ApeCoin is the token of the Bored Ape Yacht Club ecosystem. In March, it launched and allocated 15% of its supply as an airdrop to NFT holders of the BAYC/MAYC/BAKC collections.
On Monday, the DAO enabled its staking mechanism, which seeks to incentivize holders to lock their APE tokens in a smart contract and accrue benefits over time.
The reward share varies depending on whether a wallet holds only APE or a combination of APE and any BAYC/MAYC/BAKC NFT. For example, a larger share of rewards goes to the group that holds both APE and a BAYC NFT.
If a BAYC/MAYC/BAKC NFT holder sells their NFT while their APE is staked, they will lose all of their staked APE, as has been the case for a handful of unaware sellers.
The staking mechanic aims to minimize selling pressure from NFT holders, who likely still hold APE from the airdrop and are hugely incentivized to stake (with more than 100% projected yearly returns). It also seeks to increase the buying pressure from investors who hold APE and want to amplify their yields by acquiring a NFT from the collection set on marketplaces.
A good gauge of the sentiment that the staking mechanic has had on collections holders is to analyze if the current listings of a collection are trying to be sold at a loss or gain for the seller. If we take a look at the BAYC listing, we can see that almost 90% of the listings for BAYC are willing to sell in profit, while only slightly more than 10% of the listings are selling at a loss:
Each range corresponds to a price range that might be a percentage over or under the acquisition price of each piece.
The size of the bubble represents the amount of listings that are in that price range. “In the money” corresponds to those addresses that would net a profit if they sell their token at the listed price, while”Out of the money” corresponds to the opposite.
If we take a look at the MAYC listings, thinking that since they are cheaper they would have a worse outcome, we would be surprised. The results are very similar to the ones of BAYC. A plausible explanation of this would be that since they are more affordable than BAYC, there has been a larger amount of buying on their side:
In fact if we look at the listings analytics for MAYC NFTs it can be seen this effect, the MAYC delistings have been growing rapidly: a reduction of 55 NFT listings in a single day is very significant for a collection that usually has less than 5% of its supply listed. This is the largest reduction in listings in the last six months:
The effect that large whales might have over the next price performance of the collections is critical. That is why it is usually important to check if these whales are following a trend by selling or buying their pieces.
Number of Whales
If we measure whales as those addresses that hold more than 1% of the supply (100 pieces for BAYC), we can see how the number of whales in the collection has recently increased to 9 whales that now hold more than 900 pieces of the collection. This is very remarkable considering that from October to November they were smaller (from a 0.11% share to 0.09%):
peaking of whales, it is interesting to understand the rarity of the NFTs that are being bought in order to take advantage of staking. Since the staking contract does not differentiate by the rarity of the BAYC/MAYC/BAKC that is being held, one would suppose that only the most basic pieces are being bought.
Dominating the Category
Far from that, if we take a look at the most expensive NFT sales that happened during a 24 hour period, we can see how BAYC continues dominating this category, with half the most expensive recent NFT sales being BAYCs and MAYCs:
Regardless of these positive metrics, the immediate effect of staking on the price of BAYC and MAYC NFTs has been mild so far. Floor prices have been oscillating in the last week between 2 percent up or down. The usage rate of the staking mechanism currently is the next one: roughly 30% of the BAYC supply staked, and 40% in the case of MAYC.

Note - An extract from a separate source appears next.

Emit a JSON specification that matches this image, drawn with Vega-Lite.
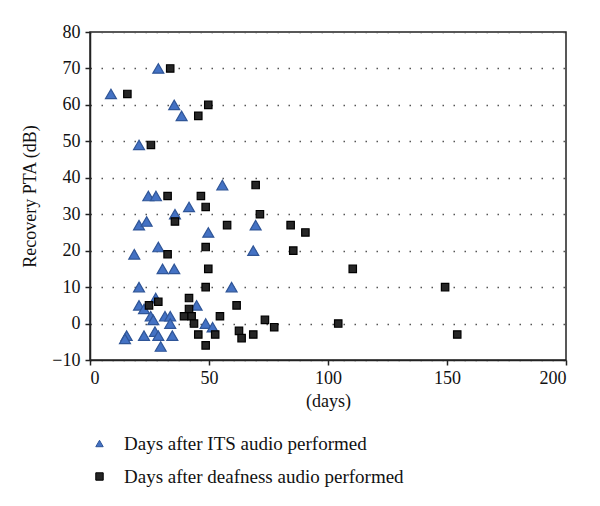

If we track the amount of APE staked over the current circulating supply its share would be 17%. The weak amount of APE that is making use of staking might be due to investors’ apathy, which might be holding their supply in centralized exchanges and don’t want to risk the issues with self custody.
Another option could be the trouble of accessing the staking website from some countries without the use of a VPN. Nevertheless looking at the enticing yields that staking is currently offering with over 100% yearly yields, we can guess that the usage ratio will grow over time, and if everything goes as planned, so will the NFT floor prices of these collections.